It’ll make you hate Mondays and every other day of the week
There was a time, eons ago, where the comic strip known as Garfield was okay. Nay, it was good. Back in the late ’70s and ’80s, the daily dalliances of Garfield, Odie, Jon, and, for a brief time, Lyman was decent shit in the funny pages of this nation’s newspapers, becoming the most widely syndicated comic strip in history. Suck on that, corpse of Charles M. Schulz.
Side note: if you are too young to know what a newspaper is, ask an older person, preferably one who drives around elementary schools in a panel van.
It wasn’t long before the cat leapt off the pages of the Sunday funnies and into the car windows of the nation’s mini-vans. Creator Jim Davis told the Washington Post in 1982 Garfield was created to be a marketable character. It wasn’t about being particularly funny nor relevant to the zeitgeist and social events, it was about making money. Bill Watterson, creator of Calvin & Hobbes, called another Davis creation, U.S. Acres, an abomination, saying Davis’ whole process is “an insult to the intelligence.” Garfield merch has brought in more than one billion dollars to Paws, Inc., the company tasked with licensing out the original Grumpy Cat. For fuck’s sake, Davis has been inducted into the Licensing Merchandiser’s Hall of Fame, as if that’s a hall that should even exist.
It all makes sense, knowing this cat’s history, that Garfield is present in so many awful mobile games. Actually, they’re not all awful. Some are worse but others are merely mediocre games that ape the success of another app with a cold, slimy slathering of that Garfield “charm.” Hop on Google Play and you can find Garfield Defense, Garfield’s Diner, Garfield Escape, Garfield Pet Hospital, Garfield: Survival of the Fattest, and more. All of these, some with download counts in the millions, are just poorer, Garfield-fied versions of games like Simpson’s Tapped Out, Canabalt, and The Battle Cats. Joining those games as of this past E3 is Garfield Go.
If for some reason you’re too dumb to figure it out from the name, Garfield Go is Pokemon Go but with Garfield. Instead of hunting down and trying to capture 151 of gaming’s most recognizable slave fighters, you’re looking for coins. Bringing up the map, an eyesore compared to the simple elegance of that found in Pokemon Go, will alert you to the many or extremely few coins around you that you must venture to. It completely misses the point of Niantic’s blockbuster app, the thrill of venturing out and honest-to-goodness discovery. In Garfield Go, you simply need only journey from point A to B if you want to feed the cat. Yes, you are not capturing Garfield, keeping him inside a tiny ball, and forcing him to fight for your amusement. No, you, armed with a donut, pizza slice, cake, or lasagna, are trying to feed him.

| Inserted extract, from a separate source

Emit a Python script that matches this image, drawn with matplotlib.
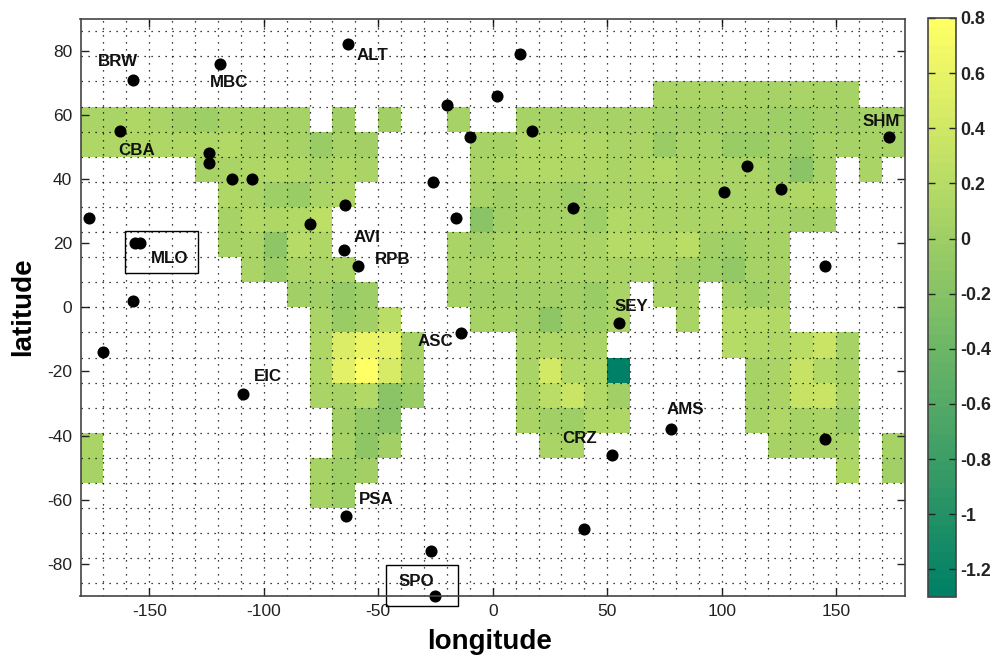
import numpy as np
import matplotlib
matplotlib.use("Agg")
import matplotlib.pyplot as plt
from matplotlib.patches import Rectangle

plt.rcParams['font.family'] = ['Liberation Sans', 'DejaVu Sans']
plt.rcParams['axes.unicode_minus'] = False

# each row: list of (western longitude of first cell, values of successive 10-degree cells)
row_p8 = [(70, [.09, .09, .09, .09, .07, .07, .09, .07, .07])]
row_p7 = [(-180, [.1, .1, .12, .1, .02, 0, .07, .07, .07, .07]), (-70, [.04]), (-50, [.02]), (-20, [.07]),
          (10, [.07, .07, .07, .07, .07, .07, .02, .02, .02, .02, .02, -.01, -.01, .02, .04, .07, .07])]
row_p6 = [(-180, [.12, .12, .12, .12, .12, .12, .17, .09, .09, .07, -.03, .05, .04]),
          (-10, [.07, .07, .17, .13, .17, .12, .1, .1, -.05, .05, .05, -.05, -.05, .02, -.03, .05, .07, .07, .07])]
row_p5 = [(-130, [.07, .09, .12, .15, .12, .07, .12, .1]),
          (-10, [.1, .12, .17, .17, .12, .12, .1, .12, .15, .1, .1, .1, .1, -.01, -.18, .05]), (160, [.1])]
row_p4 = [(-120, [.14, .1, -.01, -.05, .1, .12]),
          (-10, [.07, .04, .05, .07, -.01, .07, .1, .11, .09, .1, .1, .1, .1, .1, .12, .12])]
row_p3 = [(-120, [.07, .17, .12, .17, .27]),
          (-10, [-.18, .04, .07, .07, .05, -.01, .15, .12, .1, .1, .1, .1, .1, .07, .02, .02])]
row_p2 = [(-120, [.07, .1, -.13, .19, .12]),
          (-20, [.1, .04, .1, .1, .1, .1, .1, .19, .19, .17, .22, .02, 0, .07, .07])]
row_p1 = [(-110, [.1, -.05, .09, .09, .1]),
          (-20, [.1, .1, .1, .1, .1, .1, .1, .1, .1, .1, .02, 0, -.1, .07, .07])]
row_p0 = [(-90, [.02, .04, -.08, .01]), (-20, [.07, .02, .04, .02, .04, .02, -.03, .1]),
          (70, [.1, .1]), (100, [.05, 0, .06])]
row_m1 = [(-80, [.09, -.05, .04, .22]), (-10, [.07, .07, .04, -.13, .02, -.01, .1]), (80, [.09]),
          (100, [.19, .19, .17])]
row_m2 = [(-80, [.12, .5, .62, .58, .05]), (10, [.09, .12, .1, .09]), (100, [.19, .17, .12, .22, .35, .05])]
row_m3 = [(-80, [.12, .55, .8, .45, .1]), (10, [.1, .42, .17, .15, -1.3]), (110, [.07, .1, .34, .15, .07])]
row_m4 = [(-80, [.09, .05, .17, -.18, -.05]), (10, [.11, .22, .37, .17, .02]), (110, [.05, .1, .34, .36, .09])]
row_m5 = [(-70, [.04, -.1, -.16]), (10, [.1, .02, -.01, .12, .12]), (110, [.07, .12, .05, .1, 0])]
row_m6 = [(-180, [.09]), (-70, [.05, -.13, .04]), (20, [.1, .09]), (120, [.07, .07, .09, .1]), (170, [.05])]
row_m7 = [(-180, [.07]), (-80, [.07, 0, .04]), (150, [.12]), (170, [.02])]
row_m8 = [(-80, [.07, -.01])]
rows_south_to_north = [row_m8, row_m7, row_m6, row_m5, row_m4, row_m3, row_m2, row_m1, row_p0,
                       row_p1, row_p2, row_p3, row_p4, row_p5, row_p6, row_p7, row_p8]

station_lon = [-157, -119, -63, 12, -20, 2, -10, 17, -162.6, -124, -124, -114, -105, -26, -176.5, -64.7, -16, -80,
               35, -156, -154, -65, -59, -157, 145, -14, 55, -170, -109, 78, 145, 52, -64, 40, -27, -25, 173, 101,
               111, 126]
station_lat = [71, 76, 82, 79, 63, 66, 53, 55, 55, 48, 45, 40, 40, 39, 28, 32, 28, 26,
               31, 20, 20, 18, 13, 2, 13, -8, -5, -14, -27, -38, -41, -46, -65, -69, -76, -90, 53, 36,
               44, 37]

label_text = ['BRW', 'MBC', 'ALT', 'CBA', 'SHM', 'AVI', 'RPB', 'MLO', 'SEY', 'ASC', 'EIC', 'AMS', 'CRZ', 'PSA', 'SPO']
label_lon = [-163.5, -115, -52.5, -155.5, 169.5, -55, -43.5, -141, 60.5, -25, -98, 84, 38, -51, -33.5]
label_lat = [76.8, 70.2, 78.5, 49, 58, 21.8, 14.8, 15.2, 0.2, -10.5, -21.7, -31.7, -40.8, -60, -85.5]

xtick_values = [-150, -100, -50, 0, 50, 100, 150]
ytick_values = [-80, -60, -40, -20, 0, 20, 40, 60, 80]
cbar_ticks = [-1.2, -1, -.8, -.6, -.4, -.2, 0, .2, .4, .6, .8]
cbar_labels = ['-1.2', '-1', '-0.8', '-0.6', '-0.4', '-0.2', '0', '0.2', '0.4', '0.6', '0.8']

W, H = 997, 660
fig = plt.figure(figsize=(W / 100, H / 100), dpi=100)
ax = fig.add_axes([80.5 / W, 1 - 596 / H, (905 - 80.5) / W, (596 - 18.7) / H])

lon_edges = np.arange(-180, 181, 10)
dlat = 180 / 23
lat_edges = np.arange(-8, 10) * dlat
grid = np.full((len(rows_south_to_north), 36), np.nan)
for i, row in enumerate(rows_south_to_north):
    for start, vals in row:
        j = (start + 180) // 10
        grid[i, j:j + len(vals)] = vals

cmap = plt.get_cmap('summer', 64)
mesh = ax.pcolormesh(lon_edges, lat_edges, np.ma.masked_invalid(grid), cmap=cmap, vmin=-1.3, vmax=.8, zorder=1)

ax.set_xlim(-180, 180)
ax.set_ylim(-90, 90)
dot = dict(color='black', lw=.9, dashes=(1, 4.6), zorder=2)
for x in np.arange(-170, 180, 10):
    ax.axvline(x, **dot)
for k in range(-11, 12):
    ax.axhline(k * dlat, **dot)

ax.plot(station_lon, station_lat, 'o', color='black', ms=8.7, mew=0, zorder=4, clip_on=False)

for t, x, y in zip(label_text, label_lon, label_lat):
    ax.text(x, y, t, ha='center', va='center', fontsize=12.2, fontweight='bold', color='#111111', zorder=5)

ax.add_patch(Rectangle((-160.5, 10.8), 31.8, 13.1, fill=False, ec='black', lw=1, zorder=5, clip_on=False))
ax.add_patch(Rectangle((-46.5, -93.2), 31.5, 12.8, fill=False, ec='black', lw=1, zorder=5, clip_on=False))

ax.set_xticks(xtick_values)
ax.set_yticks(ytick_values)
ax.set_xticklabels([str(v) for v in xtick_values])
ax.set_yticklabels([str(v) for v in ytick_values])
ax.tick_params(direction='in', length=6, width=1, top=True, right=True, labelsize=12.5, colors='#222222', pad=6,
               zorder=6)
for s in ax.spines.values():
    s.set_linewidth(1.2)
    s.set_color('#444444')
    s.set_zorder(6)
ax.set_xlabel('longitude', fontsize=20, fontweight='bold')
ax.set_ylabel('latitude', fontsize=20, fontweight='bold')
ax.xaxis.set_label_coords((489.5 - 80.5) / (905 - 80.5), -(629 - 596) / (596 - 18.7))
ax.yaxis.set_label_coords(-(80.5 - 36) / (905 - 80.5), (596 - 307) / (596 - 18.7))

cax = fig.add_axes([928.3 / W, 1 - 597 / H, (955.7 - 928.3) / W, (597 - 18) / H])
cb = fig.colorbar(mesh, cax=cax)
cb.set_ticks(cbar_ticks)
cb.set_ticklabels(cbar_labels)
cax.tick_params(direction='in', length=5, width=1, left=True, right=True, pad=3, labelsize=12.8, colors='#222222')
for lab in cax.get_yticklabels():
    lab.set_fontweight('bold')
cb.outline.set_linewidth(1.2)
cb.outline.set_edgecolor('#444444')

fig.savefig('out.png', dpi=100)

Pressing down on one of these coins, rare near my house in the east bay area but quite abundant in downtown San Francisco, brings up the feeding screen. Similar to the game it so shamelessly rips, you flick your food at the cat as the barely audible and frankly quite sad voice of Lorenzo Music emerges from your speakers, repeating the same, tired lines from television specials two decades old. The goal is to land the food in his bowl, which is easier said than done. When trying to feed him in AR, Garfield has a tendency to move around making some shots impossible. This food bounces, even flying through the body of orange tabby as if he wasn’t even there, so lazy he didn’t even bother showing up to his own game.
Succeed within three shots and the spoils of victory are yours. You can revel in such grandeur as a single panel from a “rare” comic strip that is freely available online, a new hat for Garfield, one of countless and pointless collectibles, or, if you’re lucky, a piece of a real gift card. I am 1/5th of the way to getting myself a $5 Amazon.com gift card and I will always only be 1/5th of the way of doing so.
There are no gyms here, because [insert unfunny joke about exercise from Garfield comic strip here]. Instead, you have Bistros, home to an extremely simple game of Simon that can net you an additional piece of food depending on how well you do. Food quickly becomes rare and my coins earned from successfully feeding this flabby feline soon dried up.
The game reminds you, because we as humans are fucking dumb, to be aware of your surroundings. Not just for traffic and potential hazards, but to make sure nobody sees you are playing Garfield fucking Go. I was originally going to end this piece commenting how this game and every other Garfield monstrosity on mobile fails to capture the essence of Garfield, opting to be a simple cash-in rather than something truly special. But you know what, these shallow, pointless, and offensively inoffensive games capture exactly what Garfield is.